FMA Reviews: Ensiferum: Unsung Heroes

Originally reviewed here.
Ensiferum were kind of at the forefront of the whole folk metal wave of the 21st century. They took a sound that had been experimented with and twisted it and perfected it. Prior to Ensiferum breaking through there were very few bands that could be considered folk metal bands. Not to say that they were the first, but they definitely helped bring about the wave of bands that emerged in the years to come.

Folk metal has never been one of my favorite genres. I certainly enjoy some bands, but I typically do not go out of my way to seek out new bands unless they are doing something that interests me. Despite this, I have found that I generally enjoyed Ensiferum in their early days, but I have not liked much of their material after Jari Mäenpää left the band. He seemed to be the major element that drew me to Ensiferum's work. This is the first album I have heard from Ensiferum in quite awhile.
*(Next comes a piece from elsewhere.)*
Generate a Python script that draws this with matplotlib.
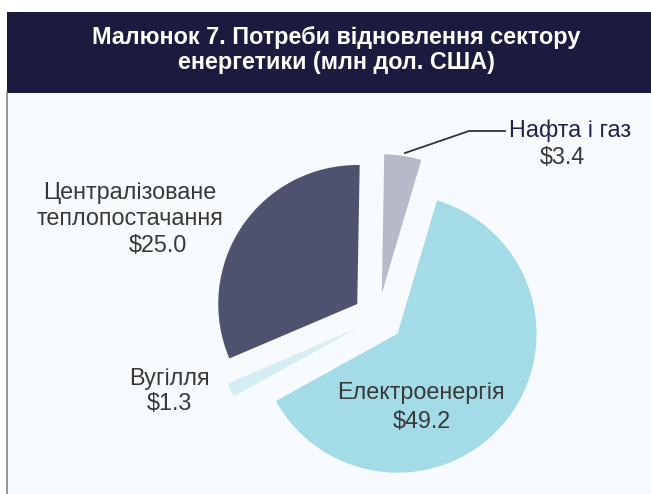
import matplotlib
matplotlib.use("Agg")
from matplotlib import pyplot as plt
from matplotlib.patches import Rectangle
from matplotlib.lines import Line2D

# дані (млн дол. США), за годинниковою стрілкою від верху
sectors = ["Нафта і газ", "Електроенергія", "Вугілля", "Централізоване теплопостачання"]
values = [3.4, 49.2, 1.3, 25.0]
colors = ["#b8b9c8", "#a3dbe7", "#d4eef4", "#4f526f"]
title = "Малюнок 7. Потреби відновлення сектору\nенергетики (млн дол. США)"

W, H = 651, 494

def px(x, y):
    '''pixel (from top-left) -> figure fraction'''
    return x / W, 1 - y / H

plt.rcParams['font.family'] = ['Liberation Sans', 'DejaVu Sans']

fig = plt.figure(figsize=(W / 100, H / 100), dpi=100)
fig.patch.set_facecolor("white")

# фон, рамка та шапка
fig.patches.append(Rectangle(px(7, 494), 1 - 7 / W, 401 / H, transform=fig.transFigure,
                             facecolor="#f7fbfd", edgecolor="none", zorder=0))
fig.patches.append(Rectangle(px(7, 93), 1 - 7 / W, 81 / H, transform=fig.transFigure,
                             facecolor="#1b1b40", edgecolor="none", zorder=1))
fig.lines.append(Line2D([7 / W, 7 / W], [0, 1 - 93 / H], transform=fig.transFigure,
                        color="#7d8098", lw=1.2))
fig.text(*px(336, 50), title, color="white", fontsize=16.8, fontweight="bold",
         ha="center", va="center", linespacing=1.1)

# кругова діаграма: центр (378, 318) px, радіус 139 px
cx, cy, r = 378, 318, 139
ax = fig.add_axes([0, 0, 1, 1])
ax.set_zorder(3)
ax.pie(values, colors=colors, explode=[0.18] * 4, startangle=89, counterclock=False,
       radius=1, wedgeprops=dict(linewidth=0))
ax.set_xlim(-cx / r, (W - cx) / r)
ax.set_ylim(-(H - cy) / r, cy / r)
ax.set_aspect("auto")
ax.set_axis_off()
ax.patch.set_alpha(0)

# підписи
txt = dict(fontsize=16.8, color="#383838", ha="center", va="center", zorder=5)
fig.text(*px(570, 131), sectors[0], **dict(txt, color="#1e2450"))
fig.text(*px(562, 158), "$%.1f" % values[0], **txt)
fig.text(*px(421, 392), sectors[1], **txt)
fig.text(*px(422, 421), "$%.1f" % values[1], **txt)
fig.text(*px(169, 379), sectors[2], **txt)
fig.text(*px(169, 403), "$%.1f" % values[2], **txt)
fig.text(*px(130, 192), "Централізоване", **txt)
fig.text(*px(130, 218), "теплопостачання", **txt)
fig.text(*px(158, 245), "$%.1f" % values[3], **txt)

# виносна лінія для "Нафта і газ"
lx, ly = zip(px(405, 153), px(469, 131), px(505, 131))
fig.lines.append(Line2D(lx, ly, transform=fig.transFigure, color="#333333", lw=1.3))

fig.savefig("out.png", dpi=100)
plt.close()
Unfortunately it may be a while before I check them out again.

Folk metal is supposed to be lively and exciting. At least the type that Ensiferum plays. But most of this album comes across as somewhat boring and uninspired. There are some decent tracks on here, but it just does not move me the way that folk metal should. Many of the songs are incredibly slow and those that are faster-paced do not really add anything that Ensiferum or any of the litany of other folk metal bands have not done before, and much better I might add. It is just stale and lifeless for the most part.
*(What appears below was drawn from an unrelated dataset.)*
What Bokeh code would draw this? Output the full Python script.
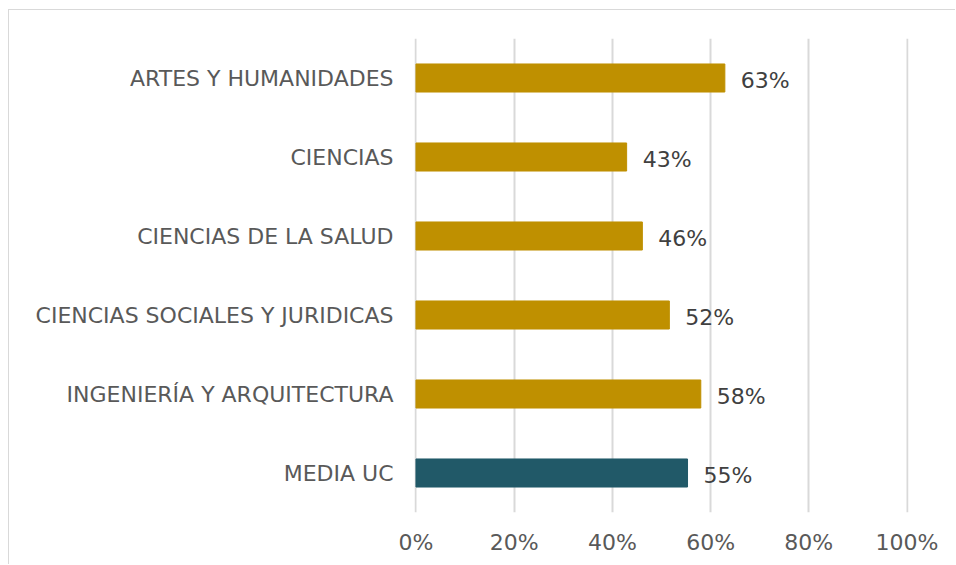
from bokeh.plotting import figure
from bokeh.models import ColumnDataSource, NumeralTickFormatter, FixedTicker, Range1d
from bokeh.embed import file_html
from bokeh.resources import INLINE
from bokeh.core.properties import value

categories = ["MEDIA UC", "INGENIERÍA Y ARQUITECTURA", "CIENCIAS SOCIALES Y JURIDICAS",
              "CIENCIAS DE LA SALUD", "CIENCIAS", "ARTES Y HUMANIDADES"]
values = [0.553, 0.58, 0.516, 0.461, 0.429, 0.629]
labels = ["55%", "58%", "52%", "46%", "43%", "63%"]
colors = ["#215968", "#BF9000", "#BF9000", "#BF9000", "#BF9000", "#BF9000"]
x_ticks = [0, 0.2, 0.4, 0.6, 0.8, 1.0]

FONT = "DejaVu Sans"
FS = "22px"

src = ColumnDataSource(dict(cat=categories, val=values, lab=labels, col=colors))

p = figure(width=947, height=555, y_range=categories, x_range=Range1d(-0.003, 1.003),
           output_backend="svg", toolbar_location=None,
           min_border_left=405, min_border_right=48, min_border_top=28, min_border_bottom=53,
           margin=(9, 0, 0, 8),
           styles={"border-top": "1px solid #d9d9d9", "border-left": "1px solid #d9d9d9"})
p.outline_line_color = None
p.background_fill_color = "white"
p.border_fill_color = "white"

p.hbar(y="cat", right="val", left=0, height=0.355, color="col", source=src)
p.text(x="val", y="cat", text="lab", source=src, x_offset=16, y_offset=2,
       text_font=value(FONT), text_font_size=FS, text_color="#404040",
       text_baseline="middle", text_align="left")

p.xaxis.ticker = FixedTicker(ticks=x_ticks)
p.xaxis.formatter = NumeralTickFormatter(format="0%")
p.xaxis.axis_line_color = None
p.xaxis.major_tick_line_color = None
p.xaxis.minor_tick_line_color = None
p.xaxis.major_label_text_font = FONT
p.xaxis.major_label_text_font_size = FS
p.xaxis.major_label_text_color = "#595959"
p.xaxis.major_label_standoff = 11

p.yaxis.axis_line_color = None
p.yaxis.major_tick_line_color = None
p.yaxis.minor_tick_line_color = None
p.yaxis.major_label_text_font = FONT
p.yaxis.major_label_text_font_size = FS
p.yaxis.major_label_text_color = "#595959"
p.yaxis.major_label_standoff = 15

p.xgrid.grid_line_color = "#d9d9d9"
p.xgrid.grid_line_width = 2
p.ygrid.grid_line_color = None
p.y_range.range_padding = 0

open("out.html", "w").write(file_html(p, INLINE))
All of the individual elements are basically okay. The instrumentation sounds good, the vocals are impressive, and the production is definitely slick. Ultimately it is all about the songwriting. It is just somewhat lackluster. The other problem is that it just drags on and on. Particularly final track "Passion, Proof, Power" which does not feature any of those things and changes gears three times completely before mercifully ending.

Ultimately this is just flat. There is nothing really bad about it. It just does not stand out at all. Jari left the band several years ago to form Wintersun. This seemed to have killed Ensiferum.